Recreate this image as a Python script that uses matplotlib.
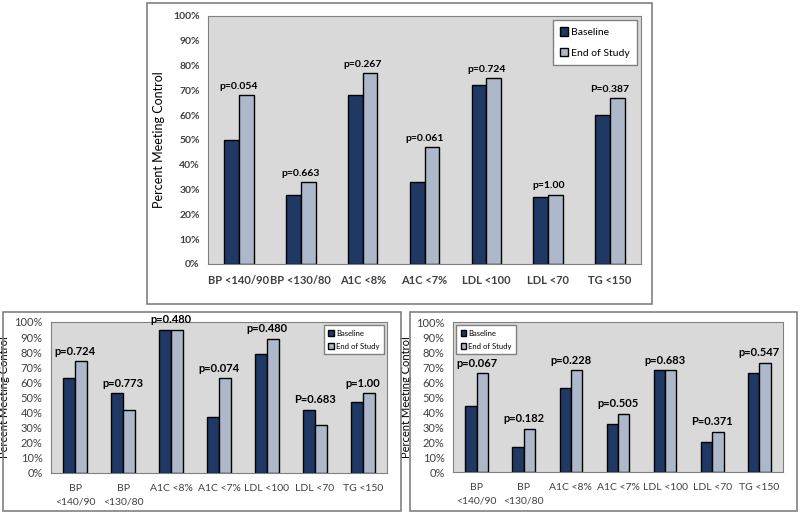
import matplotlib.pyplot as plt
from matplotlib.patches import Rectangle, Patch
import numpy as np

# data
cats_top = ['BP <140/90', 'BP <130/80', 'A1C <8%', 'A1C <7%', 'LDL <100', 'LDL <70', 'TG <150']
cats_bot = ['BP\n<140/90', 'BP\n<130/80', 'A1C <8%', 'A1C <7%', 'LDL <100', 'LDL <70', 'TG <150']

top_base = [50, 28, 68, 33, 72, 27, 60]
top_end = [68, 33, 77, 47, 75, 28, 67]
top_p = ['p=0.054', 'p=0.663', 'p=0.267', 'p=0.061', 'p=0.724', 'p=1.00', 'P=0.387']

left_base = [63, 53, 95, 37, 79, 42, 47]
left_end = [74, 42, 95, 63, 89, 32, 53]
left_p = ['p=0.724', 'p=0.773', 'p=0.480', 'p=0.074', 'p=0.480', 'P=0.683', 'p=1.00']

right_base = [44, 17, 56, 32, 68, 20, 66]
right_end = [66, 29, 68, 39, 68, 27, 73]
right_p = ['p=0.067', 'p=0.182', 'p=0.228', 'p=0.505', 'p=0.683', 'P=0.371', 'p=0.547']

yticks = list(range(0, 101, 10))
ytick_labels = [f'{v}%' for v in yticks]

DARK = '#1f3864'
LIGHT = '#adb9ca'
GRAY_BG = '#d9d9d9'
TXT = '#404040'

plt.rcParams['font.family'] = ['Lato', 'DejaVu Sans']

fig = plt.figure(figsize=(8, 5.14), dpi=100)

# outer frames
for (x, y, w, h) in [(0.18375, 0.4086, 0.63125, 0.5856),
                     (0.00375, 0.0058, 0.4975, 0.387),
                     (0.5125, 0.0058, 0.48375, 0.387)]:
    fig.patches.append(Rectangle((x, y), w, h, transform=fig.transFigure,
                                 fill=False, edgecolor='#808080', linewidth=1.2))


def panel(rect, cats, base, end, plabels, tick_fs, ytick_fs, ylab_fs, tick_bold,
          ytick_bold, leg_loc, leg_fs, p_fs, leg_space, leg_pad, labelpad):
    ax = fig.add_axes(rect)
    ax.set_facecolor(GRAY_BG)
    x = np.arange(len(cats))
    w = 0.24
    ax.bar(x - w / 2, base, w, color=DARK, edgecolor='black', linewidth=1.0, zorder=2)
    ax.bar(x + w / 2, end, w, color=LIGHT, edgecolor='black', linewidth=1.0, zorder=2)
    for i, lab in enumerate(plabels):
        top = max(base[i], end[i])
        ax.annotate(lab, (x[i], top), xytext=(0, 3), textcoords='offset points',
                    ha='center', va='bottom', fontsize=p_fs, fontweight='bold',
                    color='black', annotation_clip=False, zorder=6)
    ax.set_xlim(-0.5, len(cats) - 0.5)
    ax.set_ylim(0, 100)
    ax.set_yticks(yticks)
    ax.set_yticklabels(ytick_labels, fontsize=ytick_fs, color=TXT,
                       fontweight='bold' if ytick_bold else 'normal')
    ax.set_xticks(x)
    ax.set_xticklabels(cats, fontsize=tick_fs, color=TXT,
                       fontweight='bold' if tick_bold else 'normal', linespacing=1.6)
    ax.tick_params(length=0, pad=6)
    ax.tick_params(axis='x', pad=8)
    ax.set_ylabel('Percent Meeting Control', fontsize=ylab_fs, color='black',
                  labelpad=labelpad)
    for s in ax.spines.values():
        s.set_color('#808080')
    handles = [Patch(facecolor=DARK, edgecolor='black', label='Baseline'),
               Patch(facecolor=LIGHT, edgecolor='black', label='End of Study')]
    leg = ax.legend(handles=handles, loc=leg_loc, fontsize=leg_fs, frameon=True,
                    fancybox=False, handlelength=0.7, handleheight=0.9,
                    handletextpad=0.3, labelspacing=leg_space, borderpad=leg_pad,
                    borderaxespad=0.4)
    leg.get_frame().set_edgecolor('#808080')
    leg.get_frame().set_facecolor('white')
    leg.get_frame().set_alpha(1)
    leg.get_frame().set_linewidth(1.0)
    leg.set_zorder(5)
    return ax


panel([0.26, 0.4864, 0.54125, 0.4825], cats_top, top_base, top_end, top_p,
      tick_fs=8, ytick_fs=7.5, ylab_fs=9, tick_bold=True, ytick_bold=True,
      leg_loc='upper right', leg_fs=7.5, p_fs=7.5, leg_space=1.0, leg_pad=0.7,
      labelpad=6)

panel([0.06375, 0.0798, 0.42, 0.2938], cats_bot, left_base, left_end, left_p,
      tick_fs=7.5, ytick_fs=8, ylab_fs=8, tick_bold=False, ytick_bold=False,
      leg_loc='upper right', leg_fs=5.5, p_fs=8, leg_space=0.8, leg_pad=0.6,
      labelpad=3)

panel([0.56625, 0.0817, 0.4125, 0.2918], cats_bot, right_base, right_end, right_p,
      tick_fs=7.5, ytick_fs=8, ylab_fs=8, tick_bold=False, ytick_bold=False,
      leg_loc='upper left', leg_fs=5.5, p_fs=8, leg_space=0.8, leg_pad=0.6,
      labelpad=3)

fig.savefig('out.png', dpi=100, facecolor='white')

• • • • • • •

-- SHORT EXERCISE --
Write the listing above out again exactly, dropping each image.

-- TASK OUTPUT --
Recreate this image as a Python script that uses matplotlib.
import matplotlib.pyplot as plt
from matplotlib.patches import Rectangle, Patch
import numpy as np

# data
cats_top = ['BP <140/90', 'BP <130/80', 'A1C <8%', 'A1C <7%', 'LDL <100', 'LDL <70', 'TG <150']
cats_bot = ['BP\n<140/90', 'BP\n<130/80', 'A1C <8%', 'A1C <7%', 'LDL <100', 'LDL <70', 'TG <150']

top_base = [50, 28, 68, 33, 72, 27, 60]
top_end = [68, 33, 77, 47, 75, 28, 67]
top_p = ['p=0.054', 'p=0.663', 'p=0.267', 'p=0.061', 'p=0.724', 'p=1.00', 'P=0.387']

left_base = [63, 53, 95, 37, 79, 42, 47]
left_end = [74, 42, 95, 63, 89, 32, 53]
left_p = ['p=0.724', 'p=0.773', 'p=0.480', 'p=0.074', 'p=0.480', 'P=0.683', 'p=1.00']

right_base = [44, 17, 56, 32, 68, 20, 66]
right_end = [66, 29, 68, 39, 68, 27, 73]
right_p = ['p=0.067', 'p=0.182', 'p=0.228', 'p=0.505', 'p=0.683', 'P=0.371', 'p=0.547']

yticks = list(range(0, 101, 10))
ytick_labels = [f'{v}%' for v in yticks]

DARK = '#1f3864'
LIGHT = '#adb9ca'
GRAY_BG = '#d9d9d9'
TXT = '#404040'

plt.rcParams['font.family'] = ['Lato', 'DejaVu Sans']

fig = plt.figure(figsize=(8, 5.14), dpi=100)

# outer frames
for (x, y, w, h) in [(0.18375, 0.4086, 0.63125, 0.5856),
                     (0.00375, 0.0058, 0.4975, 0.387),
                     (0.5125, 0.0058, 0.48375, 0.387)]:
    fig.patches.append(Rectangle((x, y), w, h, transform=fig.transFigure,
                                 fill=False, edgecolor='#808080', linewidth=1.2))


def panel(rect, cats, base, end, plabels, tick_fs, ytick_fs, ylab_fs, tick_bold,
          ytick_bold, leg_loc, leg_fs, p_fs, leg_space, leg_pad, labelpad):
    ax = fig.add_axes(rect)
    ax.set_facecolor(GRAY_BG)
    x = np.arange(len(cats))
    w = 0.24
    ax.bar(x - w / 2, base, w, color=DARK, edgecolor='black', linewidth=1.0, zorder=2)
    ax.bar(x + w / 2, end, w, color=LIGHT, edgecolor='black', linewidth=1.0, zorder=2)
    for i, lab in enumerate(plabels):
        top = max(base[i], end[i])
        ax.annotate(lab, (x[i], top), xytext=(0, 3), textcoords='offset points',
                    ha='center', va='bottom', fontsize=p_fs, fontweight='bold',
                    color='black', annotation_clip=False, zorder=6)
    ax.set_xlim(-0.5, len(cats) - 0.5)
    ax.set_ylim(0, 100)
    ax.set_yticks(yticks)
    ax.set_yticklabels(ytick_labels, fontsize=ytick_fs, color=TXT,
                       fontweight='bold' if ytick_bold else 'normal')
    ax.set_xticks(x)
    ax.set_xticklabels(cats, fontsize=tick_fs, color=TXT,
                       fontweight='bold' if tick_bold else 'normal', linespacing=1.6)
    ax.tick_params(length=0, pad=6)
    ax.tick_params(axis='x', pad=8)
    ax.set_ylabel('Percent Meeting Control', fontsize=ylab_fs, color='black',
                  labelpad=labelpad)
    for s in ax.spines.values():
        s.set_color('#808080')
    handles = [Patch(facecolor=DARK, edgecolor='black', label='Baseline'),
               Patch(facecolor=LIGHT, edgecolor='black', label='End of Study')]
    leg = ax.legend(handles=handles, loc=leg_loc, fontsize=leg_fs, frameon=True,
                    fancybox=False, handlelength=0.7, handleheight=0.9,
                    handletextpad=0.3, labelspacing=leg_space, borderpad=leg_pad,
                    borderaxespad=0.4)
    leg.get_frame().set_edgecolor('#808080')
    leg.get_frame().set_facecolor('white')
    leg.get_frame().set_alpha(1)
    leg.get_frame().set_linewidth(1.0)
    leg.set_zorder(5)
    return ax


panel([0.26, 0.4864, 0.54125, 0.4825], cats_top, top_base, top_end, top_p,
      tick_fs=8, ytick_fs=7.5, ylab_fs=9, tick_bold=True, ytick_bold=True,
      leg_loc='upper right', leg_fs=7.5, p_fs=7.5, leg_space=1.0, leg_pad=0.7,
      labelpad=6)

panel([0.06375, 0.0798, 0.42, 0.2938], cats_bot, left_base, left_end, left_p,
      tick_fs=7.5, ytick_fs=8, ylab_fs=8, tick_bold=False, ytick_bold=False,
      leg_loc='upper right', leg_fs=5.5, p_fs=8, leg_space=0.8, leg_pad=0.6,
      labelpad=3)

panel([0.56625, 0.0817, 0.4125, 0.2918], cats_bot, right_base, right_end, right_p,
      tick_fs=7.5, ytick_fs=8, ylab_fs=8, tick_bold=False, ytick_bold=False,
      leg_loc='upper left', leg_fs=5.5, p_fs=8, leg_space=0.8, leg_pad=0.6,
      labelpad=3)

fig.savefig('out.png', dpi=100, facecolor='white')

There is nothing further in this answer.